Für den immateriellen Schadensersatzanspruch nach Art. 143 Abs. 2 türk.ZGB a.F. ist, soweit ersichtlich, in Rechtsprechung und Schrifttum unbestritten das Scheidungsstatut (vgl. z.B. Palandt/Heldrich, BGB, 62.Aufl., Art. 17 EGBGB, Rdnr. 17; OLG Frankfurt a.M., 3.Familiensenat; OLG Stuttgart FamRZ 1993, 974; OLG Karlsruhe NJW-RR 2003, 725) maßgeblich. Der Senat schließt sich dieser Rechtsmeinung auch für Art. 174 Abs. 2 türk.ZGB n.F. an. Danach findet das deutsche Recht Anwendung, das einen solchen Genugtuungsanspruch nicht kennt.

Der materielle Schadensersatzanspruch nach Art. 143 Abs. 1 türk.ZGB a.F. ist nach OLG Stuttgart (FamRZ 1993, 975) nach dem Unterhaltsstatut zu beurteilen, das hier nach Art. 18 Abs. 4 EGBGB auf das Scheidungsstatut und damit auf das deutsche Recht verweist. Danach kann letztlich dahin stehen, ob der Schadensersatzanspruch nach Art. 174 Abs. 1 türk.ZGB n.F. ebenfalls unmittelbar dem Scheidungsstatut oder dem Unterhaltsstatut unterliegt.

Für die Anknüpfung an das Güterrechtsstatut ist nach dem Gesetzeszweck und der systematischen Stellung im Gesetz im 2. Buch (Familienrecht), erster Teil (Das Eherecht), 2. Abschnitt (Scheidung), B. (Klage) und V. (Schadensersatz und Unterhalt bei der Scheidung) kein Raum. Eine nicht gewollte Rechtslücke, die durch eine entsprechende Anknüpfung auszufüllen wäre, besteht nicht. Den wichtigsten zum Ersatz anstehenden Positionen wie der verlorene Unterhaltsanspruch, die verlorene Nutzungsmöglichkeit am Vermögen des anderen Ehegatten und Verluste der Altersversorgung (vgl.

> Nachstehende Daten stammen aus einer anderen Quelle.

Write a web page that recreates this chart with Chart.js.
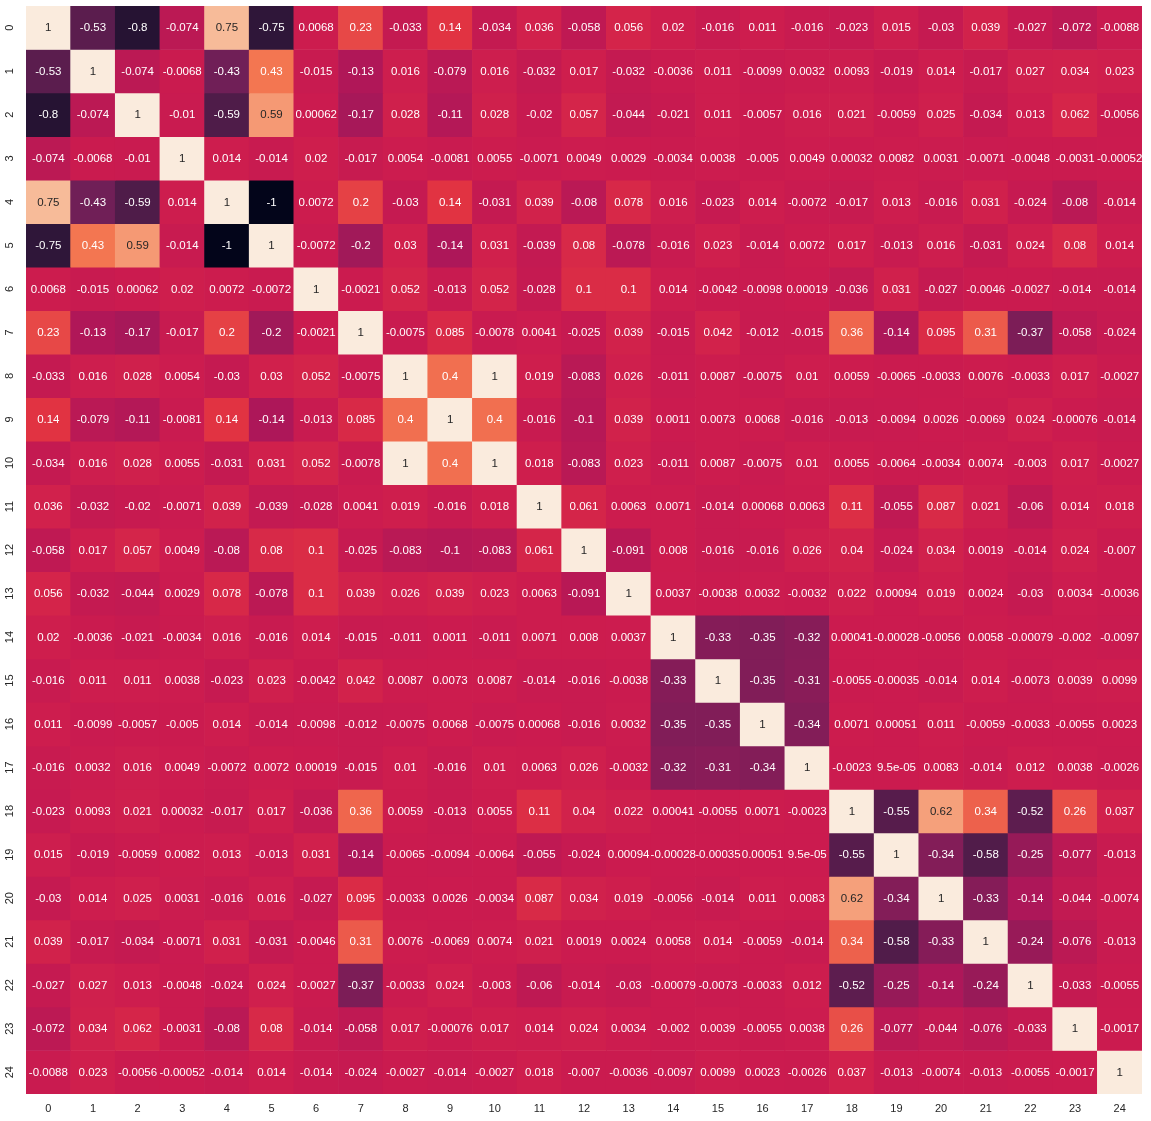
<!DOCTYPE html>
<html>
<head>
<meta charset="utf-8">
<script src="https://cdn.jsdelivr.net/npm/chart.js@4.4.1/dist/chart.umd.min.js"></script>
<style>
  html, body { margin: 0; padding: 0; background: #ffffff; }
  #wrap { width: 1151px; height: 1121px; }
</style>
</head>
<body>
<div id="wrap"><canvas id="c" width="1151" height="1121"></canvas></div>
<script>
// ---- Data ----
const xLabels = ['0','1','2','3','4','5','6','7','8','9','10','11','12','13','14','15','16','17','18','19','20','21','22','23','24'];
const yLabels = ['0','1','2','3','4','5','6','7','8','9','10','11','12','13','14','15','16','17','18','19','20','21','22','23','24'];

const row0  = [1, -0.53, -0.8, -0.074, 0.75, -0.75, 0.0068, 0.23, -0.033, 0.14, -0.034, 0.036, -0.058, 0.056, 0.02, -0.016, 0.011, -0.016, -0.023, 0.015, -0.03, 0.039, -0.027, -0.072, -0.0088];
const row1  = [-0.53, 1, -0.074, -0.0068, -0.43, 0.43, -0.015, -0.13, 0.016, -0.079, 0.016, -0.032, 0.017, -0.032, -0.0036, 0.011, -0.0099, 0.0032, 0.0093, -0.019, 0.014, -0.017, 0.027, 0.034, 0.023];
const row2  = [-0.8, -0.074, 1, -0.01, -0.59, 0.59, 0.00062, -0.17, 0.028, -0.11, 0.028, -0.02, 0.057, -0.044, -0.021, 0.011, -0.0057, 0.016, 0.021, -0.0059, 0.025, -0.034, 0.013, 0.062, -0.0056];
const row3  = [-0.074, -0.0068, -0.01, 1, 0.014, -0.014, 0.02, -0.017, 0.0054, -0.0081, 0.0055, -0.0071, 0.0049, 0.0029, -0.0034, 0.0038, -0.005, 0.0049, 0.00032, 0.0082, 0.0031, -0.0071, -0.0048, -0.0031, -0.00052];
const row4  = [0.75, -0.43, -0.59, 0.014, 1, -1, 0.0072, 0.2, -0.03, 0.14, -0.031, 0.039, -0.08, 0.078, 0.016, -0.023, 0.014, -0.0072, -0.017, 0.013, -0.016, 0.031, -0.024, -0.08, -0.014];
const row5  = [-0.75, 0.43, 0.59, -0.014, -1, 1, -0.0072, -0.2, 0.03, -0.14, 0.031, -0.039, 0.08, -0.078, -0.016, 0.023, -0.014, 0.0072, 0.017, -0.013, 0.016, -0.031, 0.024, 0.08, 0.014];
const row6  = [0.0068, -0.015, 0.00062, 0.02, 0.0072, -0.0072, 1, -0.0021, 0.052, -0.013, 0.052, -0.028, 0.1, 0.1, 0.014, -0.0042, -0.0098, 0.00019, -0.036, 0.031, -0.027, -0.0046, -0.0027, -0.014, -0.014];
const row7  = [0.23, -0.13, -0.17, -0.017, 0.2, -0.2, -0.0021, 1, -0.0075, 0.085, -0.0078, 0.0041, -0.025, 0.039, -0.015, 0.042, -0.012, -0.015, 0.36, -0.14, 0.095, 0.31, -0.37, -0.058, -0.024];
const row8  = [-0.033, 0.016, 0.028, 0.0054, -0.03, 0.03, 0.052, -0.0075, 1, 0.4, 1, 0.019, -0.083, 0.026, -0.011, 0.0087, -0.0075, 0.01, 0.0059, -0.0065, -0.0033, 0.0076, -0.0033, 0.017, -0.0027];
const row9  = [0.14, -0.079, -0.11, -0.0081, 0.14, -0.14, -0.013, 0.085, 0.4, 1, 0.4, -0.016, -0.1, 0.039, 0.0011, 0.0073, 0.0068, -0.016, -0.013, -0.0094, 0.0026, -0.0069, 0.024, -0.00076, -0.014];
const row10 = [-0.034, 0.016, 0.028, 0.0055, -0.031, 0.031, 0.052, -0.0078, 1, 0.4, 1, 0.018, -0.083, 0.023, -0.011, 0.0087, -0.0075, 0.01, 0.0055, -0.0064, -0.0034, 0.0074, -0.003, 0.017, -0.0027];
const row11 = [0.036, -0.032, -0.02, -0.0071, 0.039, -0.039, -0.028, 0.0041, 0.019, -0.016, 0.018, 1, 0.061, 0.0063, 0.0071, -0.014, 0.00068, 0.0063, 0.11, -0.055, 0.087, 0.021, -0.06, 0.014, 0.018];
const row12 = [-0.058, 0.017, 0.057, 0.0049, -0.08, 0.08, 0.1, -0.025, -0.083, -0.1, -0.083, 0.061, 1, -0.091, 0.008, -0.016, -0.016, 0.026, 0.04, -0.024, 0.034, 0.0019, -0.014, 0.024, -0.007];
const row13 = [0.056, -0.032, -0.044, 0.0029, 0.078, -0.078, 0.1, 0.039, 0.026, 0.039, 0.023, 0.0063, -0.091, 1, 0.0037, -0.0038, 0.0032, -0.0032, 0.022, 0.00094, 0.019, 0.0024, -0.03, 0.0034, -0.0036];
const row14 = [0.02, -0.0036, -0.021, -0.0034, 0.016, -0.016, 0.014, -0.015, -0.011, 0.0011, -0.011, 0.0071, 0.008, 0.0037, 1, -0.33, -0.35, -0.32, 0.00041, -0.00028, -0.0056, 0.0058, -0.00079, -0.002, -0.0097];
const row15 = [-0.016, 0.011, 0.011, 0.0038, -0.023, 0.023, -0.0042, 0.042, 0.0087, 0.0073, 0.0087, -0.014, -0.016, -0.0038, -0.33, 1, -0.35, -0.31, -0.0055, -0.00035, -0.014, 0.014, -0.0073, 0.0039, 0.0099];
const row16 = [0.011, -0.0099, -0.0057, -0.005, 0.014, -0.014, -0.0098, -0.012, -0.0075, 0.0068, -0.0075, 0.00068, -0.016, 0.0032, -0.35, -0.35, 1, -0.34, 0.0071, 0.00051, 0.011, -0.0059, -0.0033, -0.0055, 0.0023];
const row17 = [-0.016, 0.0032, 0.016, 0.0049, -0.0072, 0.0072, 0.00019, -0.015, 0.01, -0.016, 0.01, 0.0063, 0.026, -0.0032, -0.32, -0.31, -0.34, 1, -0.0023, 9.5e-05, 0.0083, -0.014, 0.012, 0.0038, -0.0026];
const row18 = [-0.023, 0.0093, 0.021, 0.00032, -0.017, 0.017, -0.036, 0.36, 0.0059, -0.013, 0.0055, 0.11, 0.04, 0.022, 0.00041, -0.0055, 0.0071, -0.0023, 1, -0.55, 0.62, 0.34, -0.52, 0.26, 0.037];
const row19 = [0.015, -0.019, -0.0059, 0.0082, 0.013, -0.013, 0.031, -0.14, -0.0065, -0.0094, -0.0064, -0.055, -0.024, 0.00094, -0.00028, -0.00035, 0.00051, 9.5e-05, -0.55, 1, -0.34, -0.58, -0.25, -0.077, -0.013];
const row20 = [-0.03, 0.014, 0.025, 0.0031, -0.016, 0.016, -0.027, 0.095, -0.0033, 0.0026, -0.0034, 0.087, 0.034, 0.019, -0.0056, -0.014, 0.011, 0.0083, 0.62, -0.34, 1, -0.33, -0.14, -0.044, -0.0074];
const row21 = [0.039, -0.017, -0.034, -0.0071, 0.031, -0.031, -0.0046, 0.31, 0.0076, -0.0069, 0.0074, 0.021, 0.0019, 0.0024, 0.0058, 0.014, -0.0059, -0.014, 0.34, -0.58, -0.33, 1, -0.24, -0.076, -0.013];
const row22 = [-0.027, 0.027, 0.013, -0.0048, -0.024, 0.024, -0.0027, -0.37, -0.0033, 0.024, -0.003, -0.06, -0.014, -0.03, -0.00079, -0.0073, -0.0033, 0.012, -0.52, -0.25, -0.14, -0.24, 1, -0.033, -0.0055];
const row23 = [-0.072, 0.034, 0.062, -0.0031, -0.08, 0.08, -0.014, -0.058, 0.017, -0.00076, 0.017, 0.014, 0.024, 0.0034, -0.002, 0.0039, -0.0055, 0.0038, 0.26, -0.077, -0.044, -0.076, -0.033, 1, -0.0017];
const row24 = [-0.0088, 0.023, -0.0056, -0.00052, -0.014, 0.014, -0.014, -0.024, -0.0027, -0.014, -0.0027, 0.018, -0.007, -0.0036, -0.0097, 0.0099, 0.0023, -0.0026, 0.037, -0.013, -0.0074, -0.013, -0.0055, -0.0017, 1];

const rows = [row0,row1,row2,row3,row4,row5,row6,row7,row8,row9,row10,row11,row12,row13,row14,row15,row16,row17,row18,row19,row20,row21,row22,row23,row24];

// ---- Colormap (seaborn "rocket") ----
const rocketStops = [
  [0.000, [3, 5, 26]],
  [0.143, [53, 25, 62]],
  [0.286, [112, 31, 87]],
  [0.429, [173, 23, 89]],
  [0.500, [203, 27, 79]],
  [0.571, [225, 51, 66]],
  [0.714, [243, 118, 81]],
  [0.857, [246, 180, 143]],
  [1.000, [250, 235, 221]]
];
const vmin = -1, vmax = 1;
function rocketRGB(v) {
  let t = (v - vmin) / (vmax - vmin);
  t = Math.max(0, Math.min(1, t));
  for (let i = 1; i < rocketStops.length; i++) {
    const [t1, c1] = rocketStops[i];
    const [t0, c0] = rocketStops[i - 1];
    if (t <= t1) {
      const f = (t - t0) / (t1 - t0);
      return c0.map((c, k) => Math.round(c + (c1[k] - c) * f));
    }
  }
  return rocketStops[rocketStops.length - 1][1];
}
function rgbStr(c) { return `rgb(${c[0]},${c[1]},${c[2]})`; }
function relLum(c) {
  const l = c.map(x => { x /= 255; return x <= 0.03928 ? x / 12.92 : Math.pow((x + 0.055) / 1.055, 2.4); });
  return 0.2126 * l[0] + 0.7152 * l[1] + 0.0722 * l[2];
}
function fmt2g(v) {
  if (v === 0) return '0';
  if (Math.abs(v) < 1e-4) {
    let s = v.toExponential(1);
    let [m, e] = s.split('e');
    m = m.replace(/\.?0+$/, '');
    const sign = e[0] === '-' ? '-' : '+';
    let digits = e.replace(/^[+-]/, '');
    if (digits.length < 2) digits = '0' + digits;
    return m + 'e' + sign + digits;
  }
  let s = v.toPrecision(2);
  if (s.indexOf('.') >= 0 && s.indexOf('e') < 0) s = s.replace(/\.?0+$/, '');
  return s;
}

const FONT = "'Liberation Sans', Arial, sans-serif";

const datasets = rows.map((vals, r) => ({
  label: yLabels[r],
  data: vals.map(() => [r, r + 1]),
  backgroundColor: vals.map(v => rgbStr(rocketRGB(v))),
  borderWidth: 0,
  grouped: false,
  barPercentage: 1.0,
  categoryPercentage: 1.0
}));

const annotPlugin = {
  id: 'annot',
  afterDatasetsDraw(chart) {
    const ctx = chart.ctx;
    ctx.save();
    ctx.font = `11.5px ${FONT}`;
    ctx.textAlign = 'center';
    ctx.textBaseline = 'middle';
    chart.data.datasets.forEach((ds, r) => {
      const meta = chart.getDatasetMeta(r);
      meta.data.forEach((el, c) => {
        const v = rows[r][c];
        const col = rocketRGB(v);
        ctx.fillStyle = relLum(col) > 0.408 ? '#262626' : '#ffffff';
        const cy = (el.y + el.base) / 2;
        ctx.fillText(fmt2g(v), el.x, cy + 0.5);
      });
    });
    ctx.restore();
  }
};

new Chart(document.getElementById('c'), {
  type: 'bar',
  data: { labels: xLabels, datasets },
  options: {
    responsive: false,
    animation: false,
    devicePixelRatio: 1,
    layout: { padding: { top: 6, right: 9, left: 0, bottom: 0 } },
    plugins: { legend: { display: false }, tooltip: { enabled: false } },
    scales: {
      x: {
        type: 'category',
        offset: true,
        grid: { display: false, drawTicks: false },
        border: { display: false },
        ticks: { color: '#262626', font: { family: FONT, size: 11 }, padding: 8, autoSkip: false, maxRotation: 0, minRotation: 0 },
        afterFit(axis) { axis.height = 27; axis.paddingLeft = 0; axis.paddingRight = 0; }
      },
      y: {
        type: 'linear',
        reverse: true,
        min: 0,
        max: 25,
        grid: { display: false, drawTicks: false },
        border: { display: false },
        afterBuildTicks(axis) { axis.ticks = yLabels.map((_, i) => ({ value: i + 0.5 })); },
        ticks: {
          color: '#262626',
          font: { family: FONT, size: 11 },
          autoSkip: false,
          minRotation: 90,
          maxRotation: 90,
          crossAlign: 'center',
          padding: 10,
          callback: (val, idx) => yLabels[idx]
        },
        afterFit(axis) { axis.width = 26; axis.paddingTop = 0; axis.paddingBottom = 0; }
      }
    }
  },
  plugins: [annotPlugin]
});
</script>
</body>
</html>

Bergmann/Ferid, Internationales Ehe- und Kindschaftsrecht, Landesteil Türkei, Stand 153.Lieferung, S.40) kann vielmehr durch Scheidungsfolgenregelungen, auf die deutsches Recht Anwendung findet (Unterhalt, Versorgungsausgleich), hinreichend Rechnung getragen werden.

Danach ist der Prozesskostenhilfeantrag der Antragsgegnerin als unbegründet zurückzuweisen.